Existe aussi le sens de sympa, chic, conciliant. Le flic a été chouette avec nous. Allez, sois chouette ! Une chouette fille est-elle belle ou sympathique ? Pourquoi pas les deux ? Chouette, alors !
Chouette est un adjectif chouettos.
> Épatant
Cigarette et cravate
Dans les années soixante-dix, peu nombreux étaient les hommes qui ne portaient pas de cravate sur les plateaux de télévision. Il ne m’est pas venu à l’idée de m’en libérer. D’abord, parce que je me suis toujours senti plus à l’aise avec cet accessoire de mode que le col ouvert qui, selon mes proches, ne m’allait pas bien, le tee-shirt pas davantage. Ensuite, parce qu’à l’époque la cravate faisait partie de la tenue correcte que, selon les directeurs de chaînes, les téléspectateurs étaient en droit d’exiger des présentateurs et des animateurs.
Quand on visionne les émissions d’Ouvrez les guillemets et des premières années d’Apostrophes, on remarque qu’il y a beaucoup de cravates et plus encore de cigarettes. Vingt ans après, dans les derniers Bouillon de culture, les cravates sont devenues rarissimes et, comme il est interdit de fumer, les cigarettes ont disparu.
J’ai refusé de céder au terrorisme de l’anticravate, qui n’était pas moins virulent que celui de la cravate. Je ne voulais pas courir le ridicule, pour « faire jeune », de me rallier à la nouvelle mode.
On pourrait faire, au moins en partie, une histoire de l’évolution de la cravate — largeurs, couleurs, motifs — durant mes vingt-huit années d’émissions en direct. J’en ai acheté beaucoup ; on m’en a offert. Pour un œil d’aujourd’hui certaines sont restées élégantes. D’autres sont ridicules. Comment ai-je pu nouer autour de mon cou un morceau de tissu aussi vulgaire ? C’était la mode, certes, mais je n’ai pas toujours su distinguer le mauvais goût du moment du bon goût intemporel.

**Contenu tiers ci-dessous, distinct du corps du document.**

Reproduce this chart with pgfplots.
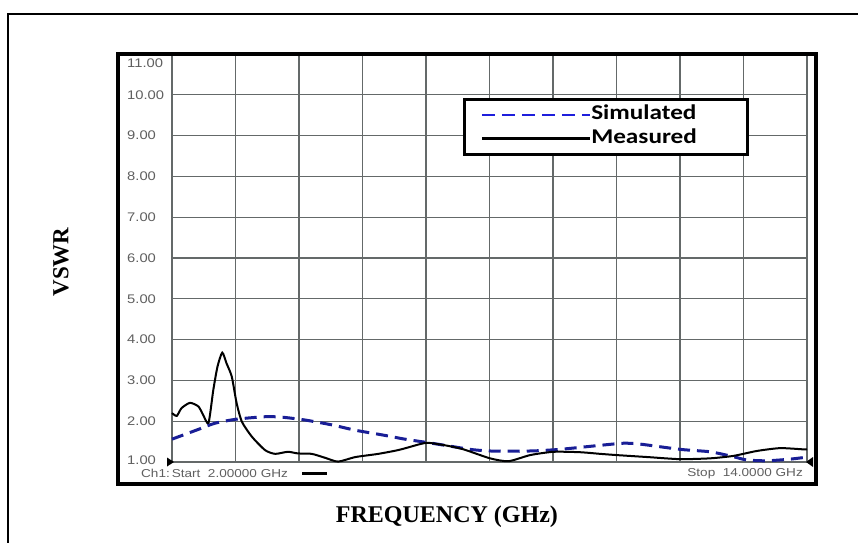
\documentclass[border=0pt]{standalone}
\usepackage{pgfplots}
\pgfplotsset{compat=1.18}
\usepackage{fontspec}
\setmainfont{Liberation Serif}
\newfontfamily\arialw[FakeStretch=1.18]{Liberation Sans}
\newfontfamily\calib[FakeStretch=1.2]{Carlito}
\definecolor{gridgray}{RGB}{100,105,105}
\definecolor{simblue}{RGB}{25,30,150}
\definecolor{legblue}{RGB}{30,30,220}
\definecolor{labgray}{RGB}{95,95,95}
\begin{document}
\begin{tikzpicture}[x=1pt,y=1pt]
\useasboundingbox (0,0) rectangle (858,542);
\draw[line width=2.5pt] (8,-20) -- (8,528) -- (880,528);
\begin{axis}[
  at={(172pt,80pt)}, anchor=south west,
  scale only axis, width=635pt, height=408pt,
  xmin=2, xmax=14, ymin=1, ymax=11,
  xtick={2,3.2,4.4,5.6,6.8,8,9.2,10.4,11.6,12.8,14},
  xticklabels={},
  ytick={1,2,...,10},
  yticklabels={\raisebox{3pt}{1.00},2.00,3.00,4.00,5.00,6.00,7.00,8.00,9.00,10.00},
  extra y ticks={11}, extra y tick labels={11.00},
  extra y tick style={yticklabel style={yshift=-9pt}},
  major tick length=0pt,
  grid=major,
  major grid style={draw=gridgray, line width=1.3pt},
  axis line style={draw=gridgray, line width=1.3pt},
  yticklabel style={anchor=west, xshift=-45pt, inner sep=0pt, font=\arialw\fontsize{12.5}{12.5}\selectfont, text=labgray},
  xlabel={FREQUENCY (GHz)},
  xlabel style={at={(axis description cs:0.433,-0.135)}, anchor=center, font=\bfseries\fontsize{24}{24}\selectfont},
  ylabel={VSWR},
  ylabel style={at={(axis description cs:-0.175,0.49)}, anchor=center, rotate=0, font=\bfseries\fontsize{23}{23}\selectfont},
  legend style={at={(axis cs:7.5,9.92)}, anchor=north west, draw=black, line width=2.5pt, fill=white,
    inner xsep=16pt, inner ysep=6pt, row sep=5pt, column sep=0pt,
    font=\calib\bfseries\fontsize{21}{21}\selectfont,
    nodes={inner xsep=0pt, inner ysep=0pt, text height=14pt, text depth=5pt, text width=140pt, text=black}},
  legend cell align=left,
  clip=false,
]
\addplot[simblue, line width=3pt, dash pattern=on 12pt off 7pt, smooth, tension=0.4,
  legend image code/.code={\draw[legblue, line width=2pt, dash pattern=on 13pt off 7pt] (0pt,0pt) -- (108pt,0pt);}]
coordinates {
(2,1.56) (2.5,1.80) (2.81,1.95) (3.22,2.05) (3.76,2.11) (4.07,2.10) (4.51,2.03)
(5.02,1.91) (5.46,1.78) (5.99,1.66) (6.4,1.56) (6.81,1.48) (7.25,1.39) (7.63,1.31)
(8.01,1.27) (8.77,1.27) (9.33,1.31) (10.1,1.41) (10.53,1.46) (10.84,1.44) (11.60,1.31)
(12.17,1.25) (12.61,1.13) (12.86,1.05) (13.24,1.03) (13.68,1.07) (14,1.12)
};
\addlegendentry{Simulated}
\addplot[black, line width=2pt, smooth, tension=0.4,
  legend image code/.code={\draw[black, line width=3pt] (0pt,0pt) -- (108pt,0pt);}]
coordinates {
(2,2.20) (2.09,2.13) (2.18,2.32) (2.34,2.45) (2.50,2.36) (2.59,2.15) (2.69,1.96)
(2.78,2.76) (2.86,3.34) (2.95,3.68) (3.03,3.42) (3.13,3.09) (3.22,2.45) (3.32,1.99)
(3.51,1.62) (3.76,1.29) (3.95,1.20) (4.19,1.25) (4.38,1.21) (4.64,1.20) (4.9,1.10)
(5.14,1.01) (5.46,1.12) (5.90,1.20) (6.3,1.30) (6.69,1.44) (6.85,1.47) (7.2,1.40)
(7.51,1.31) (8.01,1.09) (8.36,1.02) (8.77,1.17) (9.21,1.25) (9.71,1.24) (10.09,1.20)
(10.40,1.17) (11.0,1.12) (11.60,1.07) (12.17,1.09) (12.61,1.15) (13.05,1.27)
(13.49,1.34) (13.93,1.31) (14,1.31)
};
\addlegendentry{Measured}
\fill[black] (axis cs:2,1) ++(-5pt,4.5pt) -- ++(7pt,-4.5pt) -- ++(-7pt,-4.5pt) -- cycle;
\fill[black] (axis cs:14,1) ++(6pt,5pt) -- ++(-7pt,-5pt) -- ++(7pt,-5pt) -- cycle;
\end{axis}
\draw[line width=3.5pt] (118,58) rectangle (816,488);
\node[anchor=west, inner sep=0pt, text=labgray, font=\arialw\fontsize{11.5}{11.5}\selectfont] at (141,69) {Ch1:\,Start\ \ 2.00000 GHz};
\draw[line width=3pt] (302,69) -- (327,69);
\node[anchor=east, inner sep=0pt, text=labgray, font=\arialw\fontsize{11.5}{11.5}\selectfont] at (803,68) {Stop\ \ 14.0000 GHz};
\end{tikzpicture}
\end{document}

C’est Philippe Sollers qui a fumé pour la dernière fois sur le plateau de Bouillon de culture. Dans la même émission, il y avait Jacqueline de Romilly. Elle était, à ma droite, très éloignée de moi, dans un clair-obscur, car ses yeux fragiles, qui ne voyaient plus guère, ne supportaient pas la pleine lumière des projecteurs. Philippe Sollers était le premier invité placé à ma gauche. La fumée de ses cigarettes ne pouvait pas atteindre ni gêner l’académicienne. Mais une caméra prenait en enfilade Philippe Sollers et Jacqueline de Romilly, en sorte que l’image, écrasant la distance, donnait l’impression aux téléspectateurs que la célèbre helléniste était enfumée, intoxiquée par la tabagie de l’auteur de Femmes.
Les protestations submergèrent le standard de France 2 pendant l’émission. Dès le lendemain, des lettres affluèrent qui m’accusaient de complicité de goujaterie, de muflerie et même de barbarie.
Cime
Grimper à la cime d’une montagne ou de quoi que ce soit est à déconseiller. Car, tout en haut de la cime, vous risquez de ne pas savoir comment en redescendre. Alors qu’arrivé à la crête ou au faîte, vous pouvez utiliser le deltaplane qui s’offre à vous. Beaucoup de personnes mettent, à tort, un accent circonflexe sur la cime parce qu’elles considèrent non sans logique que ce serait une protection ou un secours. Le syndicat des guides de haute montagne devrait intervenir auprès des ministères de l’Éducation nationale, du Tourisme, de la Santé et de la Culture pour exiger que les cîmes soient désormais équipées d’un accent circonflexe.
Mon appel a été entendu au Figaro magazine. À preuve ce titre : « Les tableaux (de la collection Saint Laurent-Bergé), surtout ceux du XXe siècle, tutoient les cîmes » (28 février 2009).